In these dense environments, processes like tidal harassment are common. As a galaxy repeatedly makes high-speed passes through the cluster's core, the immense tidal forces can strip away its loosely bound outer stars. This can truncate a spiral galaxy's disk, removing a significant fraction of its stellar mass without affecting its underlying rotation speed (which is set by its dark matter halo). The result is a galaxy that appears to violate standard scaling relations; it rotates too fast for its now-diminished stellar mass, effectively moving it off the standard Tully-Fisher relation.
Other environmental processes abound. As a galaxy plummets through the hot ICM, the gas acts like a headwind, stripping the galaxy of its own cool gas in a process called ram-pressure stripping. This quenches star formation, transforming vibrant blue spiral galaxies into red, "retired" lenticular or elliptical galaxies. The high density of galaxies also leads to more frequent mergers and interactions. It is no surprise, then, that clusters are predominantly populated by massive, old, elliptical galaxies, especially at their centers, a testament to a long history of cosmic collisions and environmental transformation.

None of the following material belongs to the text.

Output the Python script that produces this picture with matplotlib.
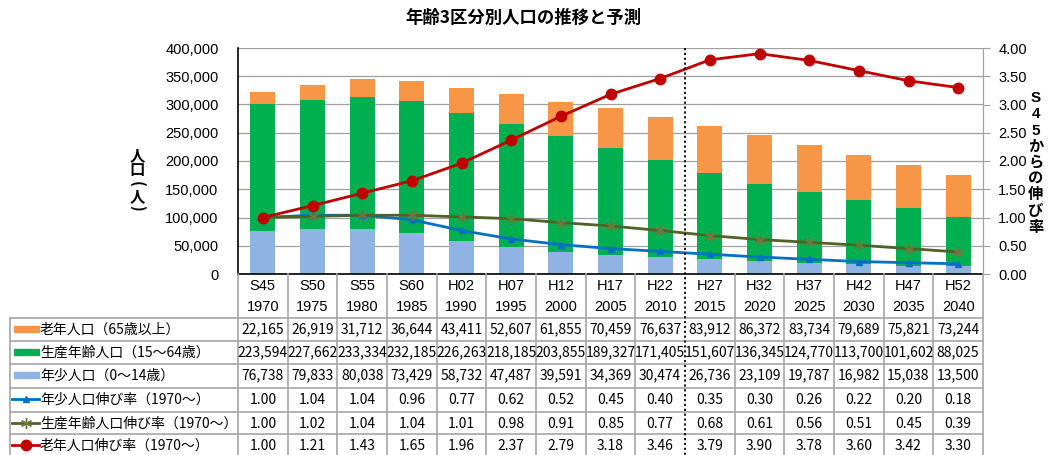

From the elegant arcs of lensed light to the subtle shadows on the CMB, from the silent testimony of dark matter to the frenetic dance of their member galaxies, clusters are far more than mere collections of stars. They are the grand laboratories of the cosmos, the linchpins connecting disparate fields of physics, and our indispensable guides on the quest to understand the universe and our place within it.